Sulmona. “Mi aspetto una presa di coscienza sulla gravità della mancanza di attenzione. Non è che se smettiamo di parlare di mafie i capitali criminali smettono di inquinare l’economia legale”. Lo ha detto Roberto Saviano oggi a Sulmona per l’anteprima nazionale del suo nuovo recital ‘Appartenere – la vita intima del potere criminale’ – prodotto e distribuito da Savà Produzioni Creative e tratto dal libro ‘Noi due ci apparteniamo’ (Fuoriscena), firmato dallo stesso autore.
Saviano disegna un quadro preciso della criminalità organizzata alle prese con la questione più spinosa e delicata che le si possa presentare: quella del sentimento. “Sesso e amore nelle mafie – ha spiegato in un’intervista al magazine The Walk of Fame – hanno una declinazione che non è secondaria nelle dinamiche criminali”. Un recital, in scena stasera alle 21 al Teatro Caniglia, che mira a stimolare una presa di coscienza. “Il silenzio sulle mafie che stiamo vivendo in questi ultimi anni, è il più grande favore che politica e informazione possano fare alle organizzazioni criminali – spiega -. Soprattutto in tempo di crisi economica, come quello che stiamo vivendo.
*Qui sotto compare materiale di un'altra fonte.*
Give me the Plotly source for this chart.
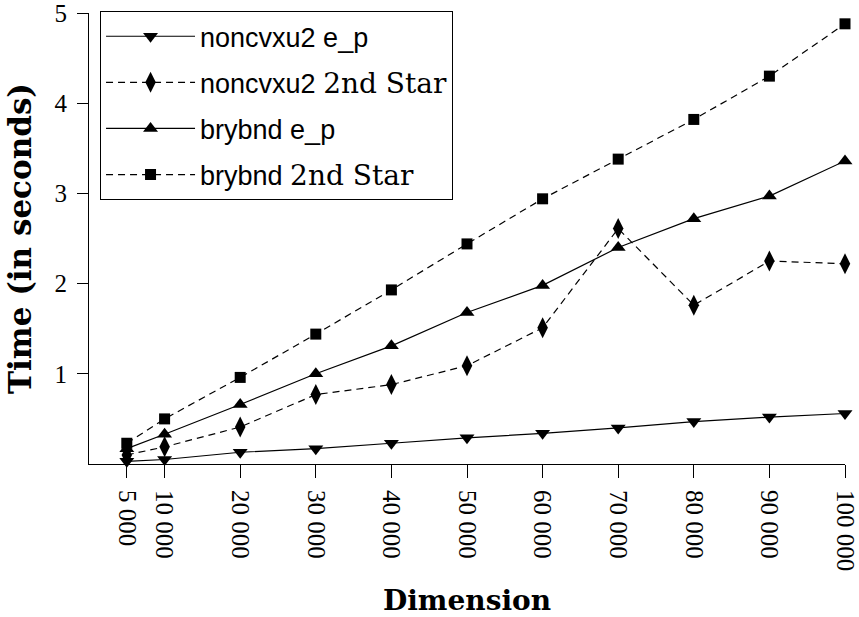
import plotly.graph_objects as go

dims = [5000, 10000, 20000, 30000, 40000, 50000, 60000, 70000, 80000, 90000, 100000]
tick_labels = ["5 000", "10 000", "20 000", "30 000", "40 000", "50 000",
               "60 000", "70 000", "80 000", "90 000", "100 000"]
y_ticks = [1, 2, 3, 4, 5]

noncvxu2_ep = [0.03, 0.05, 0.13, 0.17, 0.23, 0.29, 0.34, 0.40, 0.47, 0.52, 0.56]
noncvxu2_2nd = [0.10, 0.19, 0.41, 0.77, 0.88, 1.09, 1.51, 2.61, 1.76, 2.25, 2.22]
brybnd_ep = [0.17, 0.33, 0.66, 1.00, 1.31, 1.68, 1.98, 2.40, 2.72, 2.97, 3.36]
brybnd_2nd = [0.23, 0.50, 0.96, 1.44, 1.93, 2.44, 2.94, 3.38, 3.82, 4.30, 4.88]

SANS = "Liberation Sans"
SERIF = "Liberation Serif"

def nm(a, b, serif=False):
    if serif:
        return f"{a} <span style='font-family:DejaVu Serif;font-size:28px'>{b}</span>"
    return f"{a} {b}"

series = [
    (nm("noncvxu2", "e_p"), noncvxu2_ep, "triangle-down", "solid", 13),
    (nm("noncvxu2", "2nd Star", True), noncvxu2_2nd, "diamond-tall", "7px,5px", 15),
    (nm("brybnd", "e_p"), brybnd_ep, "triangle-up", "solid", 13),
    (nm("brybnd", "2nd Star", True), brybnd_2nd, "square", "7px,5px", 11),
]

fig = go.Figure()
for i, (name, ys, sym, dash, size) in enumerate(series):
    fig.add_trace(go.Scatter(
        x=dims, y=ys, name=name, mode="lines+markers",
        line=dict(color="black", width=1.2, dash=dash),
        marker=dict(symbol=sym, size=size, color="black"),
        legendgroup=f"g{i}", cliponaxis=False,
    ))

fig.update_layout(
    width=859, height=617,
    margin=dict(l=89, r=14, t=11, b=153),
    paper_bgcolor="white", plot_bgcolor="white",
    font=dict(family=SERIF, size=25, color="black"),
    showlegend=True,
    legend=dict(
        x=0.0146, y=1.004, xanchor="left", yanchor="top",
        bordercolor="black", borderwidth=1, bgcolor="white",
        font=dict(family=SANS, size=27, color="black"),
        tracegroupgap=8, itemwidth=89,
    ),
    xaxis=dict(
        range=[0, 100000], tickvals=dims, ticktext=tick_labels,
        tickangle=90, ticks="outside", ticklen=13, tickcolor="black",
        showline=True, linecolor="black", linewidth=1.2,
        showgrid=False, zeroline=False, automargin=False,
        tickfont=dict(family=SERIF, size=25), ticklabelstandoff=7,
        ticklabeloverflow="allow",
        title=dict(text="<b>Dimension</b>", font=dict(family="DejaVu Serif", size=28), standoff=29),
    ),
    yaxis=dict(
        range=[0, 5], tickvals=y_ticks,
        ticks="outside", ticklen=11, tickcolor="black",
        showline=True, linecolor="black", linewidth=1.2,
        showgrid=False, zeroline=False, automargin=False,
        tickfont=dict(family=SERIF, size=25), ticklabelstandoff=5,
        ticklabeloverflow="allow",
        title=dict(text="<b>Time (in seconds)</b>", font=dict(family="DejaVu Serif", size=31), standoff=13),
    ),
)

fig.write_html("out.html", config={"displayModeBar": False},
               post_script="document.body.style.margin='0';")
C’è una tale assuefazione che nemmeno più il sangue versato genera scandalo: a Napoli, nel quartiere dello stadio ‘Maradona’, Fuorigrotta, qualche giorno fa una donna è stata ferita in uno scontro a fuoco in un parchetto tra scivoli e altalene, in pieno giorno.
Una guerra tra clan per il controllo delle piazze di spaccio. La notizia è stata trattata come fatto del tutto marginale. E mentre i partiti si combattono con le armi del giustizialismo, le mafie ringraziano”. In questi giorni, Saviano è intervenuto anche sulla determinazione a collaborare con la giustizia di uno degli esponenti più illustri del clan Casalesi, Francesco Schiavone detto Sandokan, recluso nel carcere di L’Aquila. “Dopo 26 anni di 41bis – ha detto – è difficile credere che una collaborazione possa davvero essere cruciale, perché è difficile credere che sia avvenuta per necessità diverse dal freddo calcolo. Intendiamoci, dietro ogni collaborazione c’è calcolo, ma a caldo è diverso, dopo poche settimane dall’arresto è un conto; dopo 26 anni la sensazione è che Sandokan si voglia fare la vecchiaia fuori da una cella”.